The event is expected to include more than 100 newcomers looking for work in Canada and a similar number of executives and managers from 65 different companies. With four different rooms devoted to information technology, sales and marketing, engineering and finance, the event will unfold much like a speed-dating event, with 10 minutes for each pair to chat before a bell signals a move.

"The biggest barrier to getting work in their field is their need to connect with people in their profession," says Allison Pond, executive director of ACCES. "It's amazing when we host these speed mentoring sessions how many employers say, 'Oh my God' -- they can't believe the talent that is coming here."

Today marks the launch of a national program to share the idea across Canada, with organizations in Vancouver, Calgary and Montreal on board.

Skilled newcomers are often simply lumped together under the banner "immigrants," Pond says, and these events are an elegantly simple way to show employers exactly what they could be missing by sticking with the familiar. They've seen vice-presidents order their human resources department to hire a strong candidate immediately, she says, and one bank that sent executives from across Canada to a mentoring event ended up formally interviewing half of the 18 candidates they met.
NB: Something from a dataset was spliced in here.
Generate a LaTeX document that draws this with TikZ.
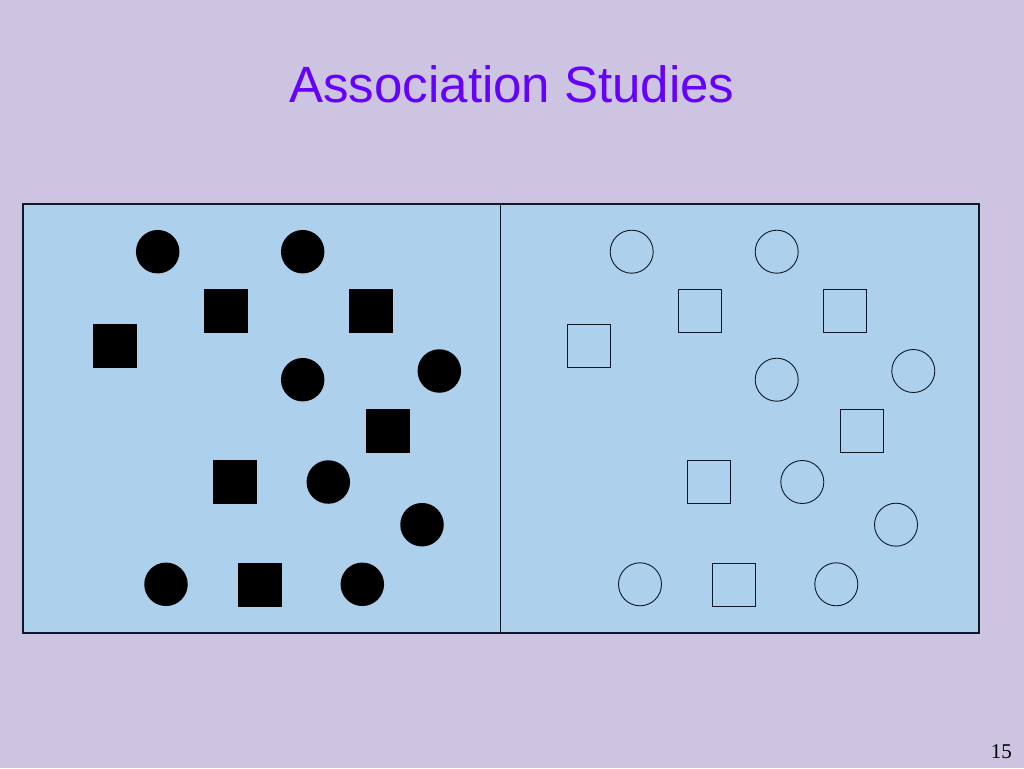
\documentclass[tikz,border=0pt]{standalone}
\usepackage{xcolor}
\usepackage{fontspec}
\setmainfont{Liberation Serif}
\newfontfamily\titlefont{Liberation Sans}
\usetikzlibrary{positioning}

\definecolor{slidebg}{RGB}{204,196,224}
\definecolor{panelblue}{RGB}{173,208,236}
\definecolor{titleviolet}{RGB}{102,0,255}
\definecolor{inkline}{RGB}{16,24,40}

\begin{document}
\begin{tikzpicture}[x=1pt, y=-1pt,
		dot/.style={circle, fill=black, minimum size=43.5pt, inner sep=0pt},
		block/.style={rectangle, fill=black, minimum size=44pt, inner sep=0pt},
		ring/.style={circle, draw=inkline, line width=0.9pt, minimum size=43pt, inner sep=0pt},
		hollow/.style={rectangle, draw=inkline, line width=0.9pt, minimum size=43pt, inner sep=0pt}]
		% Background
		\fill[slidebg] (0,0) rectangle (1024,768);
		\useasboundingbox (0,0) rectangle (1024,768);

		% Title and page number
		\node (title) [anchor=base, text=titleviolet] at (512,102)
			{\titlefont\fontsize{51}{58}\selectfont Association Studies};
		\node (pagenum) [anchor=base east, inner sep=0pt] at (1012,758)
			{\fontsize{21}{24}\selectfont 15};

		% Panel
		\node (panel) [draw=inkline, fill=panelblue, line width=2pt, inner sep=0pt,
			minimum width=956pt, minimum height=429pt] at (500.5,418.8) {};
		\draw[inkline, line width=1pt] (panel.north) -- (panel.south);

		% Cases (filled)
		\foreach \x/\y [count=\i] in {157.7/251.7, 302.7/251.7, 302.7/379.7, 439.3/371,
				328.3/482, 422/524.7, 166/584.3, 362.3/584.3}
			\node (casedot\i) [dot] at (\x,\y) {};
		\foreach \x/\y [count=\i] in {226/311.2, 371/311.2, 114.8/345.5, 388/430.8,
				234.5/481.8, 260.2/584.5}
			\node (casebox\i) [block] at (\x,\y) {};

		% Controls (open)
		\foreach \x/\y [count=\i] in {157.7/251.7, 302.7/251.7, 302.7/379.7, 439.3/371,
				328.3/482, 422/524.7, 166/584.3, 362.3/584.3}
			\node (ctrldot\i) [ring] at (\x+474,\y) {};
		\foreach \x/\y [count=\i] in {226/311.2, 371/311.2, 114.8/345.5, 388/430.8,
				234.5/481.8, 260.2/584.5}
			\node (ctrlbox\i) [hollow] at (\x+474,\y) {};
	\end{tikzpicture}
\end{document}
A report released last month by Community Foundations of Canada revealed that the unemployment rate for recent immigrants to Canada was almost double that of the Canadianborn, and the difference is fourfold among the most highly educated. A Statistics Canada report showed that two-thirds of newcomers with university degrees were underemployed in jobs requiring only a college education or apprenticeship.

A recent University of British Columbia study suggests the barriers go up long before the interview stage. Researchers sent out 6,000 fake resumes in response to 2,000 online job postings, mixing in English-and foreign-sounding names and Canadian or foreign experience. Applicants with anglicized names were 40 per cent more likely to be called for interviews than those with foreign names, and even those with Chinese, Indian or Pakistani names were twice as likely to be called if their resumes included Canadian experience.

It's a conundrum familiar to Jacintha Sri Padmanathan, a Sri Lankan IT professional with 10 years of senior management experience who's been searching for the right job since she arrived in Canada three months ago.

"The biggest challenge is they ask for Canadian experience, especially people who come with management backgrounds," she says. "It is frustrating at times, but we've made a decision to give up everything and come to a new land to try our skills in a better corporate environment, so that's a challenge we need to overcome."